** WHAT THE EXERCISE ASKS **
Reproduce every record below exactly as it appears.

** EXERCISE INPUT **
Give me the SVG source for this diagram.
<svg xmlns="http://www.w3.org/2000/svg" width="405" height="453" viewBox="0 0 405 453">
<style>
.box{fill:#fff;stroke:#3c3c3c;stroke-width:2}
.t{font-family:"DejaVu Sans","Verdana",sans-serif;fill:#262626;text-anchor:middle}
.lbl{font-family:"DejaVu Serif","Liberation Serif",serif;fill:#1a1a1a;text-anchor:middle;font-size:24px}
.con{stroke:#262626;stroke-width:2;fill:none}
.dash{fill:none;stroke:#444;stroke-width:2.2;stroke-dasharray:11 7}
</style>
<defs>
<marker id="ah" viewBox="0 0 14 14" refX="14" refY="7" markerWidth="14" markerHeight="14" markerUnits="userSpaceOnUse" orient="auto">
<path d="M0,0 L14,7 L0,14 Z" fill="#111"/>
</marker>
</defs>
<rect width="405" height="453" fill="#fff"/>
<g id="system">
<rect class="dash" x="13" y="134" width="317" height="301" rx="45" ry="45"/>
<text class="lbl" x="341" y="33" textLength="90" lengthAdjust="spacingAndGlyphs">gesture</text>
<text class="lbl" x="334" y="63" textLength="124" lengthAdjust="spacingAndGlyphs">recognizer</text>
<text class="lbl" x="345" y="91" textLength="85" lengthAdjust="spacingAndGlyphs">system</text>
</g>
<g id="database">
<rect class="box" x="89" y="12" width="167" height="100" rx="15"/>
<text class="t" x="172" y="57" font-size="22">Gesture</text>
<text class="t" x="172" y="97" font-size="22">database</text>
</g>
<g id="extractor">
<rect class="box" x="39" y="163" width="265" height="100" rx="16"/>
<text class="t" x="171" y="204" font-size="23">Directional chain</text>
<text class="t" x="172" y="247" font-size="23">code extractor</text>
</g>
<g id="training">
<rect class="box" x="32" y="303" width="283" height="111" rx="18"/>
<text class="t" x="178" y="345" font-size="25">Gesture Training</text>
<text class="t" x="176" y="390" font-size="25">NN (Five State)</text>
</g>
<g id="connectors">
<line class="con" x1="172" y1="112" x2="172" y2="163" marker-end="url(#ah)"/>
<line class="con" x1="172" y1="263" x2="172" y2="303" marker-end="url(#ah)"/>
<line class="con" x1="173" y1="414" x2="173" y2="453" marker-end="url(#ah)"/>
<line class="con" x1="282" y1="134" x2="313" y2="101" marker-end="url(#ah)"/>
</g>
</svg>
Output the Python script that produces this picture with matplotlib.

** TASK RESULT **
Give me the SVG source for this diagram.
<svg xmlns="http://www.w3.org/2000/svg" width="405" height="453" viewBox="0 0 405 453">
<style>
.box{fill:#fff;stroke:#3c3c3c;stroke-width:2}
.t{font-family:"DejaVu Sans","Verdana",sans-serif;fill:#262626;text-anchor:middle}
.lbl{font-family:"DejaVu Serif","Liberation Serif",serif;fill:#1a1a1a;text-anchor:middle;font-size:24px}
.con{stroke:#262626;stroke-width:2;fill:none}
.dash{fill:none;stroke:#444;stroke-width:2.2;stroke-dasharray:11 7}
</style>
<defs>
<marker id="ah" viewBox="0 0 14 14" refX="14" refY="7" markerWidth="14" markerHeight="14" markerUnits="userSpaceOnUse" orient="auto">
<path d="M0,0 L14,7 L0,14 Z" fill="#111"/>
</marker>
</defs>
<rect width="405" height="453" fill="#fff"/>
<g id="system">
<rect class="dash" x="13" y="134" width="317" height="301" rx="45" ry="45"/>
<text class="lbl" x="341" y="33" textLength="90" lengthAdjust="spacingAndGlyphs">gesture</text>
<text class="lbl" x="334" y="63" textLength="124" lengthAdjust="spacingAndGlyphs">recognizer</text>
<text class="lbl" x="345" y="91" textLength="85" lengthAdjust="spacingAndGlyphs">system</text>
</g>
<g id="database">
<rect class="box" x="89" y="12" width="167" height="100" rx="15"/>
<text class="t" x="172" y="57" font-size="22">Gesture</text>
<text class="t" x="172" y="97" font-size="22">database</text>
</g>
<g id="extractor">
<rect class="box" x="39" y="163" width="265" height="100" rx="16"/>
<text class="t" x="171" y="204" font-size="23">Directional chain</text>
<text class="t" x="172" y="247" font-size="23">code extractor</text>
</g>
<g id="training">
<rect class="box" x="32" y="303" width="283" height="111" rx="18"/>
<text class="t" x="178" y="345" font-size="25">Gesture Training</text>
<text class="t" x="176" y="390" font-size="25">NN (Five State)</text>
</g>
<g id="connectors">
<line class="con" x1="172" y1="112" x2="172" y2="163" marker-end="url(#ah)"/>
<line class="con" x1="172" y1="263" x2="172" y2="303" marker-end="url(#ah)"/>
<line class="con" x1="173" y1="414" x2="173" y2="453" marker-end="url(#ah)"/>
<line class="con" x1="282" y1="134" x2="313" y2="101" marker-end="url(#ah)"/>
</g>
</svg>
Output the Python script that produces this picture with matplotlib.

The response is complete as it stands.